Man erkennt die Absicht, worum es Ihnen eigentlich geht. Der 3. Oktober ist ein sehr bekannter Termin. Jeder weiß, was an diesem Tag in Österreich geschehen wird. (Abg. Dr. Kier: Die Wähler sollen wissen, wie sie dran sind!) Daher muß man noch schnell einen sehr, sehr tragischen Fall, den alle bedauern – auch die sozialdemokratische Fraktion bedauert den Tod des Herrn Marcus Omofuma –, zum Anlaß nehmen, um hier noch ein bißchen parteipolitisches Kleingeld herauszuholen. (Abg. Smolle: Er hat ja nichts zu verbergen, angeblich!)

Wenn Sie dem Innenminister hier vorwerfen, daß er nicht reagiert hat, dann, muß ich sagen, ist das schlicht und einfach falsch. Das entspricht ganz einfach nicht den Tatsachen. Vielleicht war der Tod des Marcus Omofuma ausschlaggebend dafür, daß viel mehr und rascher Maßnahmen gesetzt wurden. Aber ich darf Sie daran erinnern, daß wenige Wochen nach diesem bedauerlichen Vorfall vom Innenminister völlig neue Richtlinien für die Abschiebepraxis erarbeitet wurden, nach denen nun vorgegangen wird (Abg. Dr. Kier: Nicht veröffentlicht!), mit dem ausdrücklichen Verbot, Klebebänder zu verwenden.

Aber, Herr Abgeordneter Kier, Sie sollten, wenn Sie hier Kritik am Innenminister und an seinem Ressort anbringen, dazusagen, wie es künftighin zugehen sollte. Sollten wir überhaupt nicht mehr abschieben? Ist das Ihr Wunsch? Ist das Ihr Ziel? (Abg. Dr. Schmidt: So ein Unfug!) – Das wird es wohl nicht sein können, meine Damen und Herren! (Abg.

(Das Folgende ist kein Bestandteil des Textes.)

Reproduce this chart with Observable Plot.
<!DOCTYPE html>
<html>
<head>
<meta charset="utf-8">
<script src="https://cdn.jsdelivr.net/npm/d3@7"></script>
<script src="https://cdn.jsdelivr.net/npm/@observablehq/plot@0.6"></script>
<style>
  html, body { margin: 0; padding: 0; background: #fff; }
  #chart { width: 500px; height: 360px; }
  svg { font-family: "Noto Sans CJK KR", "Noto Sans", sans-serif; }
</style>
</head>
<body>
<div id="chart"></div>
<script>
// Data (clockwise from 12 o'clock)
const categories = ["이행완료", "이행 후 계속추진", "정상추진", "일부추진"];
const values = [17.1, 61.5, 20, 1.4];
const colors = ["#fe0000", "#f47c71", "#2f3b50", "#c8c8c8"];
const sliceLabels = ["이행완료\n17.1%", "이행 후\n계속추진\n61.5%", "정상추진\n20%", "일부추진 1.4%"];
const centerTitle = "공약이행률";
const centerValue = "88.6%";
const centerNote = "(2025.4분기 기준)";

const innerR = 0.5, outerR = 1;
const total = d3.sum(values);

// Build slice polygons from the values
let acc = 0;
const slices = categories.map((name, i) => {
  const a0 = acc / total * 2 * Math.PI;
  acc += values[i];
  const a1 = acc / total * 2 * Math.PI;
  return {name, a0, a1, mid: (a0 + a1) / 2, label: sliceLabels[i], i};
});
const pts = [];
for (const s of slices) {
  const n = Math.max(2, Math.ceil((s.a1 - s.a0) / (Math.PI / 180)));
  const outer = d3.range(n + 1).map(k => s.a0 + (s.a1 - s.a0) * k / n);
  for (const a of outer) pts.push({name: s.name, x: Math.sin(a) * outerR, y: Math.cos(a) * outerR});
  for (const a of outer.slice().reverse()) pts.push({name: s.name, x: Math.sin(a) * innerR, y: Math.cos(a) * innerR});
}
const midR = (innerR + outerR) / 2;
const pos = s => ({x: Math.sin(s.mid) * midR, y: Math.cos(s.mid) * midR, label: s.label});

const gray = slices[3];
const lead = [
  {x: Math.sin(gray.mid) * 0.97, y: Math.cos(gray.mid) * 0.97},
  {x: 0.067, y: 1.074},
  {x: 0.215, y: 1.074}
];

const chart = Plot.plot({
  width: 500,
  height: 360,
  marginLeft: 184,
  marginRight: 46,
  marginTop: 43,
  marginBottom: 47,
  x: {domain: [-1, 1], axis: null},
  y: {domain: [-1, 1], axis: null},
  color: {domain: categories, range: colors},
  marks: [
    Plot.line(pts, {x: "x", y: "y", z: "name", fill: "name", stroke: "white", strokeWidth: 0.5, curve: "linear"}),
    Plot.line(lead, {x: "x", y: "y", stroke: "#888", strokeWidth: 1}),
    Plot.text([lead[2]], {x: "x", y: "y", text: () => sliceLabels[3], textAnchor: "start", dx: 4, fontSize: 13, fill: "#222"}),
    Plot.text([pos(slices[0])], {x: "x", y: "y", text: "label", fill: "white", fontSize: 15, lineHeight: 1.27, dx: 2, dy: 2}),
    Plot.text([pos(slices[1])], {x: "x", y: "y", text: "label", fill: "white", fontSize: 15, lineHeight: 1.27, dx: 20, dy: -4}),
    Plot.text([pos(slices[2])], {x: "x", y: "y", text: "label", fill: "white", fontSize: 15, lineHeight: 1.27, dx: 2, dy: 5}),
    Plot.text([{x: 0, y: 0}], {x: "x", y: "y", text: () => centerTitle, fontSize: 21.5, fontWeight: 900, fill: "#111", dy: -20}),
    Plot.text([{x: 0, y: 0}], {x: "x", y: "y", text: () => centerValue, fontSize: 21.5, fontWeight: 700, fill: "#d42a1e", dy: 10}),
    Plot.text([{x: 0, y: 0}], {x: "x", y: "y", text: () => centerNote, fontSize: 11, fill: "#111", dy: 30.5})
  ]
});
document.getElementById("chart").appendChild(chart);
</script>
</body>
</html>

Dr. Schmidt: Das ist ja wohl der böseste Unfug überhaupt!) Das wird es wohl nicht sein können!

Es wird wie in der Vergangenheit auch weiterhin, wenn es erforderlich ist, Abschiebungen geben müssen. Dazu wird sich jeder bekennen müssen, der auch zum Rechtsstaat Österreich steht, wie Sie es immer für Ihre Fraktion in Anspruch nehmen. (Abg. Dr. Schmidt: Darum geht es nicht, das wissen Sie genau! – Zwischenruf des Abg. Smolle.)

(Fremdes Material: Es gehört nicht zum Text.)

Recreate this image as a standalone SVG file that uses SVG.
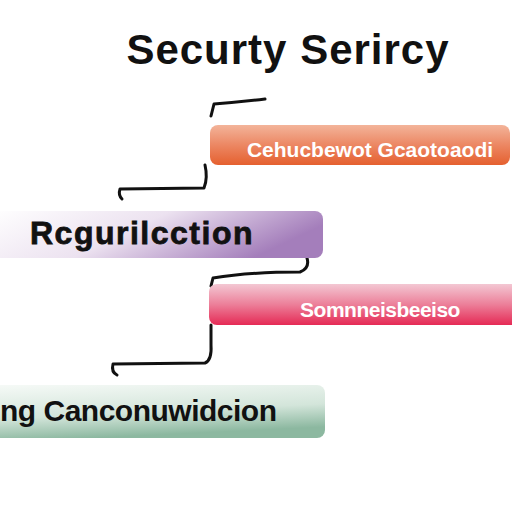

Da Sie gesagt haben, wenn alle die Regeln einhielten: Selbstverständlich, wenn alle Staatsbürger die Regeln einhielten, bräuchten wir in Österreich wirklich keine Polizei. Aber es gibt eben keine Gruppe in dieser Gesellschaft, die alle Regeln einhält, und daher brauchen wir auch die Polizei. Es gibt, so bedauerlich es ist, auch in der Gruppe der Exekutive den einen oder anderen unter den rund 34 000 Bediensteten, die über die Grenze hinausgehen und etwas tun, was sie – ich möchte es einmal so formulieren – nicht tun dürfen; bei 34 000 Beamten! (Abg. Dr. Kier: Einschließlich Sika! "Rechtsfreier Raum"!)

Aber es gab im November des Vorjahres – und damit komme ich zu dem zweiten Punkt, den Sie heute hier erwähnt haben – diese Datenweitergabe, und es hat jetzt vor zwei Tagen einen ähnlichen Fall gegeben. Nur, Herr Abgeordneter Kier: Warum ist dieser zweite Fall jetzt in die Öffentlichkeit gekommen? – Weil das Innenressort seit November 1998 nach einem Zufallsprinzip ununterbrochen all jene überprüft, die Zugang zu diesen Daten haben. Das sind rund 30 000 Beamte im Innenressort.

Es wird dort seit damals – seit es diesen Vorfall gab – verschärft kontrolliert. Die Dienstaufsicht ist verstärkt worden. Das wird umso stärker kontrolliert, damit solche Dinge nicht mehr passieren können. Genau wegen dieser verschärften Kontrolle – weil also der Innenminister darauf reagiert hat – war es auch möglich, diesen Fall aufzudecken. Hier also zu sagen, daß nichts geschehen ist, ist schlicht und einfach falsch! (Beifall bei der SPÖ.)

Wir werden dem Antrag auf Einsetzung eines Untersuchungsausschusses nicht die Zustimmung erteilen. (Beifall bei der SPÖ.)

20.47

Präsident MMag. Dr. Willi Brauneder: Weiters ist Herr Abgeordneter Dr. Van der Bellen zu Wort gemeldet. – Bitte, Herr Abgeordneter.

20.47

Abgeordneter Dr. Alexander Van der Bellen (Grüne): Herr Präsident! Meine Damen und Herren! Zehn Wochen dürften ungefähr vergangen sein, seit – wie sich Herr Kollege Leikam ausdrückt – dieser bedauerliche Vorfall passiert ist, der im übrigen nach Meinung von Juristen sehr viel mehr Ähnlichkeit mit Folter oder Mord haben wird als mit einem bedauerlichen Vorfall. (Abg.